The Canadian anthology hit film Heavy Metal (1981) was based on comics published in the popular Heavy Metal magazine and was co-produced by its founder. Mixed reviews thought the film was uneven, juvenile, and sexist. It was eventually followed in 2000 by the poorly received Heavy Metal 2000 and re-imagined as the Netflix series Love, Death & Robots in 2019.

The dark rock opera film Pink Floyd – The Wall (1982) contained 15 minutes worth of animated segments by British cartoonist Gerald Scarfe, who had already designed related artwork for the 1979 album and 1980-81 concert tour. Some of the film's animated material was previously used for the 1979 music video for "Another Brick in the Wall: Part 2" and for the tour. Scarfe had also made animations for Pink Floyd's 1977 In the Flesh tour.

The successful British nuclear disaster film When the Wind Blows (1986) showed hand-drawn characters against real backgrounds, with stop-motion for objects that moved.

The violent post-apocalyptic cyberpunk anime Akira (1988) garnered increased popularity for anime outside Japan and is now widely regarded as a classic.

===MTV and animated videos===
MTV launched in 1981 and further popularized the music video medium, which allowed relatively free artistic expression and creative techniques. Many of the most celebrated music videos of the 1980s featured animation, often created with techniques that differed from standard cel animation. For instance, the iconic video for Peter Gabriel's Sledgehammer (1986) featured claymation, pixilation, and stop motion by Aardman Animations and the Brothers Quay.

A-ha's "Take On Me" (1985) famously combined live-action with realistic pencil-drawing animation by Michael Patterson. The video was directed by Steve Barron, who would also direct the groundbreaking computer-animated Dire Straits "Money for Nothing" in the same year. The A-ha video was inspired by Alex Patterson's CalArts graduation film Commuter (1984), which had attracted the attention of Warner Bros.
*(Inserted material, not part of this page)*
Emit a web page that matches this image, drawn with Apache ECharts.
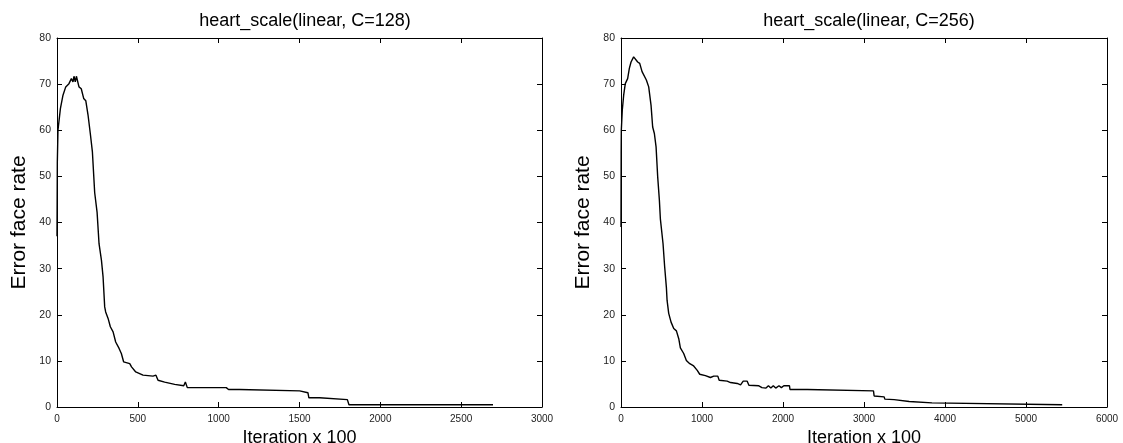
<!DOCTYPE html>
<html>
<head>
<meta charset="utf-8">
<script src="https://cdn.jsdelivr.net/npm/echarts@6/dist/echarts.min.js"></script>
<style>html,body{margin:0;padding:0;background:#fff}#c{width:1123px;height:443px}</style>
</head>
<body>
<div id="c"></div>
<script>
// ---- data ----
const titles = ['heart_scale(linear, C=128)', 'heart_scale(linear, C=256)'];
const xMax = [3000, 6000];
const xInterval = [500, 1000];
const yTicks = [0, 10, 20, 30, 40, 50, 60, 70, 80];

const leftIter = [0,2,6,21,37,54,74,89,99,105,113,120,136,150,165,178,192,206,219,233,248,260,275,285,295,301,316,330,347,363,384,398,412,450,461,487,532,594,605,612,625,666,676,728,738,784,794,806,1047,1061,1129,1140,1501,1511,1552,1558,1624,1635,1796,1806,2697];
const leftErr  = [37,53,60,64.7,67.6,69.4,70.1,71.2,70.5,71.7,70.5,71.7,69.4,69,66.9,66.4,63.3,59.3,55.3,46.5,42.2,35.4,31.8,28.2,21.7,20.6,19.2,17.4,16.3,14.1,12.7,11.6,9.8,9.4,8.7,7.6,6.9,6.7,6.4,6.9,5.8,5.4,5.1,4.9,4.6,4.6,5.4,4.2,4.2,3.8,3.8,3.5,3.5,3.1,3.1,2.0,2.0,1.6,1.6,0.5,0.5];

const rightIter = [0,2,4,16,33,53,82,103,124,156,177,206,231,260,280,313,342,371,391,412,433,453,474,486,519,539,560,569,589,618,651,684,713,733,774,807,849,897,939,972,1042,1062,1104,1145,1195,1212,1311,1352,1435,1476,1509,1558,1579,1702,1740,1760,1790,1820,1850,1880,1910,1950,1980,2010,2080,2086,2300,2313,3117,3125,3249,3257,3372,3393,3558,3570,3839,3847,5447];
const rightErr  = [39,55,60,64.4,67.6,70.1,71.2,73.4,74.8,75.9,75.7,74.8,74.5,72.7,72.3,70.9,69.4,65.4,60.7,59.3,56.4,49.9,44.8,40.8,35.4,30.4,26,23.1,20.3,18.4,17,16.5,14.8,12.8,11.6,10.1,9.4,8.9,8,7.1,6.8,7.1,6.4,6.7,6.7,5.8,5.6,5.3,5.1,4.8,5.6,5.6,4.7,4.6,4.2,4.6,4.1,4.6,4.1,4.6,4.1,4.6,4.2,4.6,4.6,3.8,3.8,3.5,3.5,2.4,2.2,1.7,1.6,1.2,1.2,0.9,0.9,0.5,0.5];

const xName = 'Iteration x 100';
const yName = 'Error face rate';

// ---- chart ----
const FONT = 'Liberation Sans, Arial, sans-serif';
const grids = [
  {left: 57, right: 581, top: 38, bottom: 36, containLabel: false, outerBoundsMode: 'none'},
  {left: 621, right: 16, top: 38, bottom: 36, containLabel: false, outerBoundsMode: 'none'}
];
const centers = [300, 864];

function zip(a, b) { return a.map((v, i) => [v, b[i]]); }

const option = {
  animation: false,
  backgroundColor: '#fff',
  title: titles.map((t, i) => ({
    text: t, left: centers[i], top: 7, textAlign: 'center',
    textStyle: {fontFamily: FONT, fontSize: 18, fontWeight: 'normal', color: '#000'}
  })),
  grid: grids,
  xAxis: [],
  yAxis: [],
  series: []
};

const lineStyle = {color: '#000', width: 1};
const plain = v => String(v);
for (let i = 0; i < 2; i++) {
  option.xAxis.push({
    type: 'value', gridIndex: i, min: 0, max: xMax[i], interval: xInterval[i], position: 'bottom',
    name: xName, nameLocation: 'middle', nameGap: 12,
    nameTextStyle: {fontFamily: FONT, fontSize: 18, color: '#000'},
    axisLine: {show: true, onZero: false, lineStyle},
    axisTick: {show: true, inside: true, length: 5, lineStyle},
    axisLabel: {fontFamily: FONT, fontSize: 10, color: '#222', margin: 7, formatter: plain},
    splitLine: {show: false}
  });
  option.xAxis.push({
    type: 'value', gridIndex: i, min: 0, max: xMax[i], interval: xInterval[i], position: 'top',
    axisLine: {show: true, onZero: false, lineStyle},
    axisTick: {show: true, inside: true, length: 5, lineStyle},
    axisLabel: {show: false}, splitLine: {show: false}
  });
  option.yAxis.push({
    type: 'value', gridIndex: i, min: yTicks[0], max: yTicks[yTicks.length - 1], interval: 10, position: 'left',
    name: yName, nameLocation: 'middle', nameGap: 27, nameRotate: 90,
    nameTextStyle: {fontFamily: FONT, fontSize: 21, color: '#000'},
    axisLine: {show: true, onZero: false, lineStyle},
    axisTick: {show: true, inside: true, length: 5, lineStyle},
    axisLabel: {fontFamily: FONT, fontSize: 10.5, color: '#222', margin: 6, formatter: plain},
    splitLine: {show: false}
  });
  option.yAxis.push({
    type: 'value', gridIndex: i, min: yTicks[0], max: yTicks[yTicks.length - 1], interval: 10, position: 'right',
    axisLine: {show: true, onZero: false, lineStyle},
    axisTick: {show: true, inside: true, length: 5, lineStyle},
    axisLabel: {show: false}, splitLine: {show: false}
  });
}

option.series.push({
  type: 'line', xAxisIndex: 0, yAxisIndex: 0, data: zip(leftIter, leftErr),
  showSymbol: false, symbol: 'none', lineStyle: {color: '#000', width: 1.4}
});
option.series.push({
  type: 'line', xAxisIndex: 2, yAxisIndex: 2, data: zip(rightIter, rightErr),
  showSymbol: false, symbol: 'none', lineStyle: {color: '#000', width: 1.4}
});

const chart = echarts.init(document.getElementById('c'), null, {renderer: 'canvas'});
chart.setOption(option);
</script>
</body>
</html>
Records executives and would be partly used again for A-ha's Train of Thought video.

Patterson also directed Paula Abdul's Opposites Attract (1989), featuring his animated creation MC Skat Kat.

The Rolling Stones' "The Harlem Shuffle" (1986) featured animated elements directed by Ralph Bakshi and John Kricfalusi, created in a few weeks.
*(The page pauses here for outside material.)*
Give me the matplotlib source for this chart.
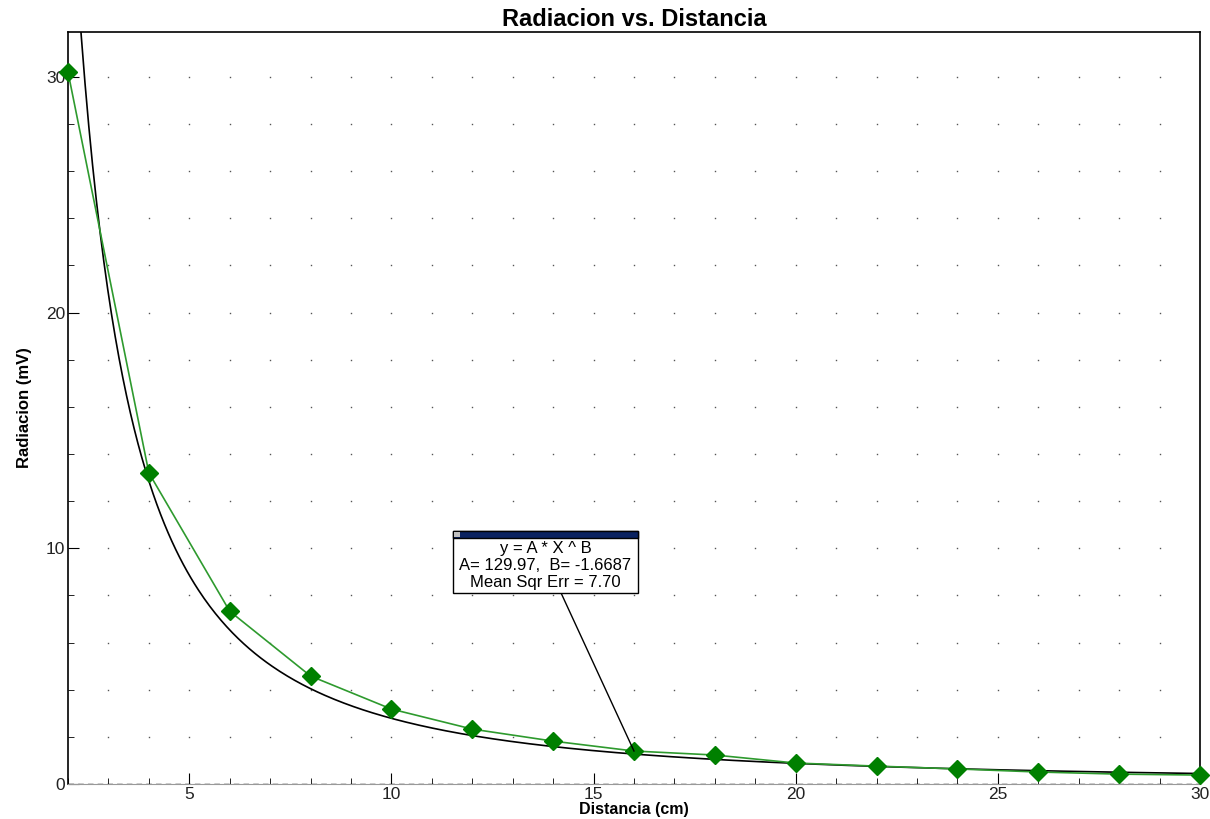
import numpy as np
import matplotlib
matplotlib.use("Agg")
import matplotlib.pyplot as plt
from matplotlib.patches import Rectangle
from matplotlib.ticker import MultipleLocator

plt.rcParams["font.family"] = ["Liberation Sans", "DejaVu Sans"]

# measured data
distancia = [2, 4, 6, 8, 10, 12, 14, 16, 18, 20, 22, 24, 26, 28, 30]
radiacion = [30.2, 13.2, 7.33, 4.58, 3.18, 2.33, 1.82, 1.40, 1.23, 0.89, 0.76, 0.64, 0.51, 0.42, 0.38]

# power fit y = A * x^B
fit_A = 129.97
fit_B = -1.6687
fit_mse = 7.70

fig = plt.figure(figsize=(12.1, 8.19), dpi=100)
ax = fig.add_axes([0.0562, 0.0427, 0.9355, 0.9182])

ax.set_xlim(2, 30)
ax.set_ylim(0, 31.9)

xs = np.linspace(2, 30, 600)
ax.plot(xs, fit_A * xs ** fit_B, color="black", lw=1.2, zorder=3)
ax.plot(distancia, radiacion, color="#2e9a2e", lw=1.2, marker="D",
        markersize=9, markerfacecolor="#008000", markeredgecolor="#008000",
        zorder=4, clip_on=False)

ax.axhline(0, color="black", lw=1, ls=(0, (4, 3)), zorder=2)

ax.xaxis.set_major_locator(MultipleLocator(5))
ax.xaxis.set_minor_locator(MultipleLocator(1))
ax.yaxis.set_major_locator(MultipleLocator(10))
ax.yaxis.set_minor_locator(MultipleLocator(2))
ax.tick_params(which="both", direction="in", labelsize=12.5, top=False, right=False,
               labelcolor="#222222")
ax.tick_params(which="major", length=8, pad=2)
ax.tick_params(which="minor", length=4)

# dotted grid at minor tick positions
gx = np.arange(3, 30, 1)
gy = np.arange(2, 32, 2)
GX, GY = np.meshgrid(gx, gy)
ax.plot(GX.ravel(), GY.ravel(), ls="none", marker="s", markersize=1.0,
        color="#555555", markeredgewidth=0, zorder=1)

for side in ["left", "top", "right"]:
    ax.spines[side].set_linewidth(1.2)
ax.spines["bottom"].set_color("#999999")

ax.set_title("Radiacion vs. Distancia", fontsize=17, fontweight="bold", pad=4)
ax.set_xlabel("Distancia (cm)", fontsize=11.5, fontweight="bold", labelpad=0)
ax.set_ylabel("Radiacion (mV)", fontsize=12, fontweight="bold", labelpad=10)

# fit annotation box
bx0, bx1, by0, by1 = 11.52, 16.1, 8.09, 10.72
ax.add_patch(Rectangle((bx0, by0), bx1 - bx0, by1 - by0, facecolor="white",
                       edgecolor="black", lw=1, zorder=6))
ax.add_patch(Rectangle((bx0, 10.42), bx1 - bx0, by1 - 10.42, facecolor="#0a2260",
                       edgecolor="black", lw=1, zorder=7))
ax.add_patch(Rectangle((bx0 + 0.03, 10.47), 0.15, 0.2, facecolor="#c0c0c0",
                       edgecolor="none", zorder=8))
lines = ["y = A * X ^ B",
         "A= %.2f,  B= %.4f" % (fit_A, fit_B),
         "Mean Sqr Err = %.2f" % fit_mse]
for i, t in enumerate(lines):
    ax.text((bx0 + bx1) / 2, 10.0 - i * 0.73, t, ha="center", va="center",
            fontsize=12, zorder=8)
ax.plot([14.2, distancia[7]], [by0, radiacion[7]], color="black", lw=1, zorder=5)

fig.savefig("out.png", dpi=100)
The original Moon landing bumpers on MTV were pulled in early 1986 in the wake of the Challenger disaster MTV then furthered its wild artistic postmodern image with a plethora of experimental ident bumpers, most of them animated. Animators usually went uncredited, but were free to work in their identifiable styles. For instance, Canadian animator Danny Antonucci's anonymously contributed a feature with his Lupo the Butcher character that was allowed to utter his psychotic ramblings.

From around 1987, MTV had their own dedicated animation department and slowly started introducing more animation in between its music-related programming. Bill Plympton's Microtoons is an early example.
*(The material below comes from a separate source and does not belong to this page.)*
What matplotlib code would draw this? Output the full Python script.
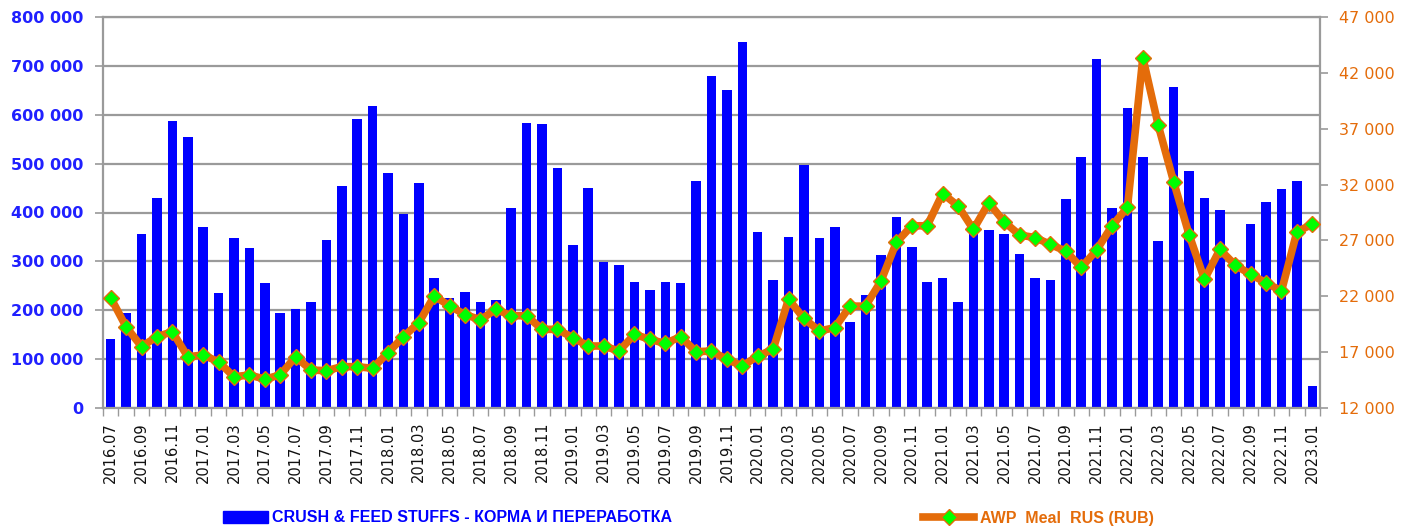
import matplotlib
matplotlib.use("Agg")
import matplotlib.pyplot as plt
from matplotlib.lines import Line2D
from matplotlib.patches import Patch
import numpy as np

months = [f"{2016 + (6 + i) // 12}.{(6 + i) % 12 + 1:02d}" for i in range(79)]

crush_feed = [141000, 194000, 357000, 430000, 588000, 554000, 371000, 235000, 347000, 327000,
              255000, 194000, 202000, 217000, 344000, 454000, 591000, 618000, 481000, 396000,
              461000, 265000, 225000, 238000, 217000, 220000, 410000, 584000, 581000, 492000,
              333000, 450000, 299000, 292000, 258000, 241000, 258000, 255000, 464000, 680000,
              650000, 749000, 361000, 262000, 350000, 498000, 347000, 371000, 176000, 231000,
              313000, 391000, 330000, 258000, 265000, 217000, 364000, 365000, 355000, 316000,
              265000, 262000, 427000, 513000, 715000, 410000, 613000, 513000, 341000, 657000,
              485000, 430000, 406000, 295000, 376000, 421000, 448000, 465000, 46000]

awp_meal = [21870, 19270, 17500, 18380, 18830, 16590, 16740, 16140, 14800, 14950,
            14590, 14950, 16590, 15400, 15340, 15700, 15700, 15550, 16950, 18380,
            19630, 22020, 21150, 20360, 19900, 20830, 20260, 20260, 19040, 19040,
            18290, 17550, 17550, 17100, 18590, 18140, 17780, 18380, 17040, 17100,
            16350, 15760, 16650, 17250, 21750, 20020, 18890, 19190, 21120, 21120,
            23360, 26820, 28310, 28310, 31200, 30100, 27980, 30370, 28670, 27480,
            27260, 26640, 26040, 24580, 26130, 28310, 29950, 43370, 37310, 32250,
            27530, 23510, 26190, 24790, 23960, 23210, 22470, 27770, 28460]

left_ticks = list(range(0, 800001, 100000))
right_ticks = list(range(12000, 47001, 5000))

BLUE = "#0000ff"
ORANGE = "#e46c0a"
GREEN = "#00ff00"
GRID = "#9a9a9a"

def fmt(v):
    return f"{v:,}".replace(",", " ")

fig = plt.figure(figsize=(14.03, 5.26), dpi=100)
ax = fig.add_axes([103 / 1403, 1 - 408 / 526, (1320 - 103) / 1403, (408 - 17) / 526])
x = np.arange(len(months))

ax.bar(x, crush_feed, width=0.62, color=BLUE, zorder=2)
ax.set_xlim(-0.5, len(months) - 0.5)
ax.set_ylim(0, 800000)
ax.set_yticks(left_ticks)
ax.set_yticklabels([fmt(v) for v in left_ticks], color="#2020ff", fontsize=11.5, fontweight="bold")
ax.yaxis.grid(True, color=GRID, linewidth=1.6, zorder=0)
ax.set_axisbelow(True)
ax.tick_params(axis="y", length=6, color=GRID, width=1.2, pad=8)

ax.set_xticks(x[::2])
ax.set_xticklabels(months[::2], rotation=90, fontsize=10.5, color="#111111")
ax.set_xticks(np.arange(-0.5, len(months), 1), minor=True)
ax.tick_params(axis="x", which="major", length=0, pad=10)
ax.tick_params(axis="x", which="minor", length=6, color=GRID, width=1.0)

for s in ["left", "right", "bottom", "top"]:
    ax.spines[s].set_color(GRID)
    ax.spines[s].set_linewidth(1.6)

ax2 = ax.twinx()
ax2.plot(x, awp_meal, color=ORANGE, linewidth=5.5, marker="D", markersize=8.5,
         markerfacecolor=GREEN, markeredgecolor=ORANGE, markeredgewidth=1.0, zorder=3)
ax2.set_ylim(12000, 47000)
ax2.set_yticks(right_ticks)
ax2.set_yticklabels([fmt(v) for v in right_ticks], color=ORANGE, fontsize=11.5)
ax2.tick_params(axis="y", length=6, color=GRID, width=1.2, pad=8)
for s in ["left", "right", "bottom", "top"]:
    ax2.spines[s].set_visible(False)

h1 = Patch(facecolor=BLUE, edgecolor=BLUE)
h2 = Line2D([0], [0], color=ORANGE, linewidth=5.5, marker="D", markersize=8,
            markerfacecolor=GREEN, markeredgecolor=ORANGE)
fig.legend([h1], ["CRUSH & FEED STUFFS - КОРМА И ПЕРЕРАБОТКА"], loc="center left",
           bbox_to_anchor=(215 / 1403, 1 - 518 / 526), frameon=False, handlelength=2.8,
           handleheight=0.8, handletextpad=0.3, borderpad=0,
           prop={"family": "Liberation Sans", "weight": "bold", "size": 11.5}, labelcolor=BLUE)
fig.legend([h2], ["AWP  Meal  RUS (RUB)"], loc="center left",
           bbox_to_anchor=(915 / 1403, 1 - 518 / 526), frameon=False, handlelength=3.2,
           handletextpad=0.4, borderpad=0,
           prop={"family": "Liberation Sans", "weight": "bold", "size": 11.5}, labelcolor=ORANGE)

fig.savefig("out.png", dpi=100, facecolor="white")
===Rise of computer animation===

Early experiments with computers to generate (abstract) moving images had been conducted since the 1940s but had not garnered much attention until commercial arcade video games started to get marketed in the early 1970s. Pong (1972) by Atari, Inc., with very simple two-dimensional black-and-white graphics, and Taito's Space Invaders became huge successes that paved the way for a medium that can be regarded as an interactive branch of computer animation. Since 1974, the annual SIGGRAPH convention has been organized to demonstrate developments and new research in the field of computer graphics (including CGI), but computer animation had seldom been seen on TV or in movie theaters (with notable exceptions of some demonstrations of 3D wire-frame models as futuristic technologies seen on screens in a few big Hollywood productions as Futureworld (1976) and Star Wars (1977)).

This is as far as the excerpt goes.